Employers Cutting 401(k) Matching Contributions
Roughly 12% of employers have suspended matching contributions and an additional 23% are planning to cut their match or are considering it.
The pandemic, which has changed the way millions of people work, is also starting to change the way they save — and not in a good way.
Some 12% of employers have suspended matching contributions to their 401(k) plans, and an additional 23% were planning to cut their match or were considering it, according to a survey conducted in late April by Willis Towers Watson, a human-resources consulting firm. A separate survey by the Plan Sponsor Council of America found that nearly 22% of companies with 1,000 or more employees are suspending or reducing matching contributions to 401(k) plans.

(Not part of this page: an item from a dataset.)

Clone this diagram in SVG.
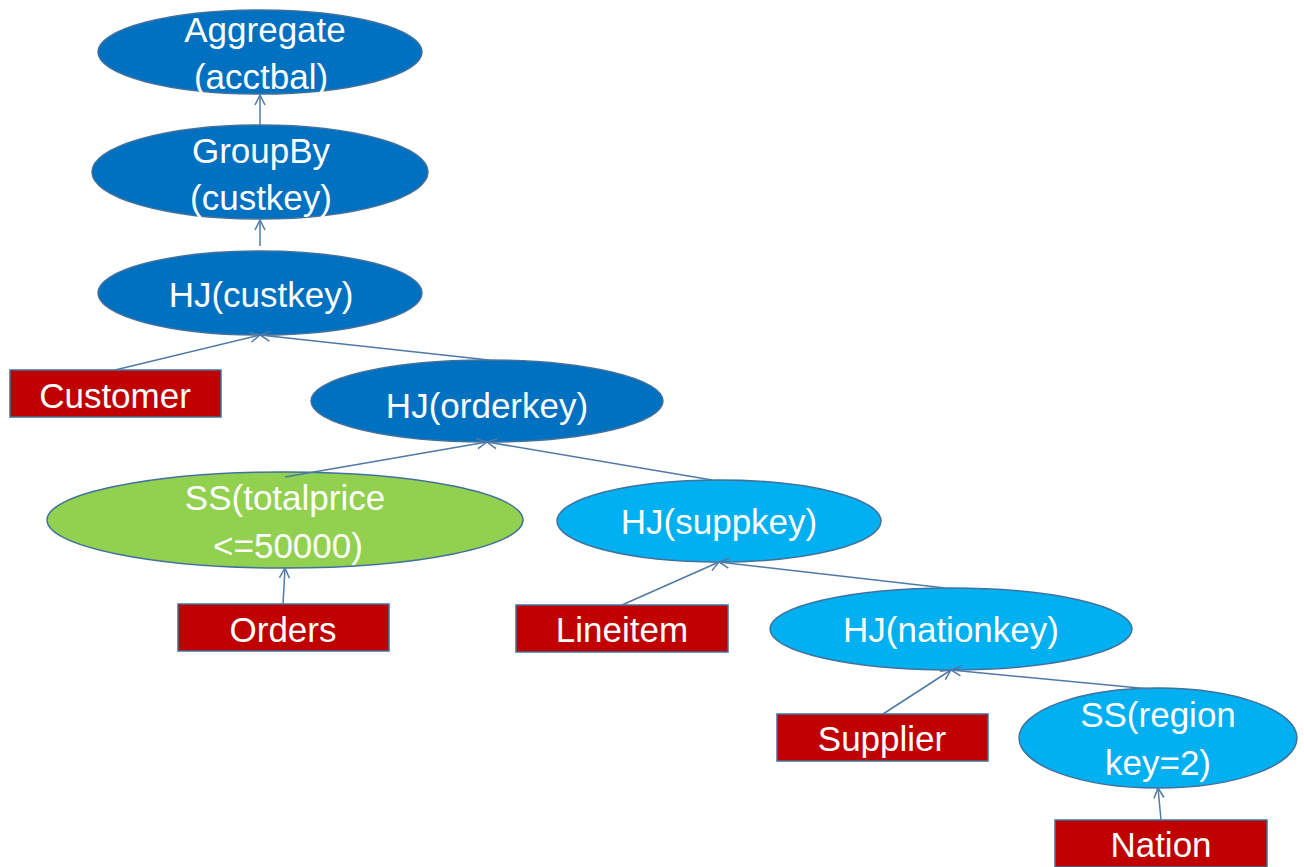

Companies in hard-hit industries, such as retail and travel, were more likely to suspend contributions to employees’ retirement plans.
How quickly matches are restored will depend on how fast the economy recovers, but many companies hope the suspension will last only a few months, says Robyn Credico, defined-contribution practice leader for Willis Towers Watson. “I think there’s a lot of belief that by the last quarter of this year or early next year, things will improve,” she says.
Although a company match provides a great incentive to contribute, don’t use the loss of your match as an excuse to stop saving, Credico says. Instead, if you can afford it, try to contribute a little more to make up the difference. With or without a match, she says, “your retirement needs aren’t going to change.”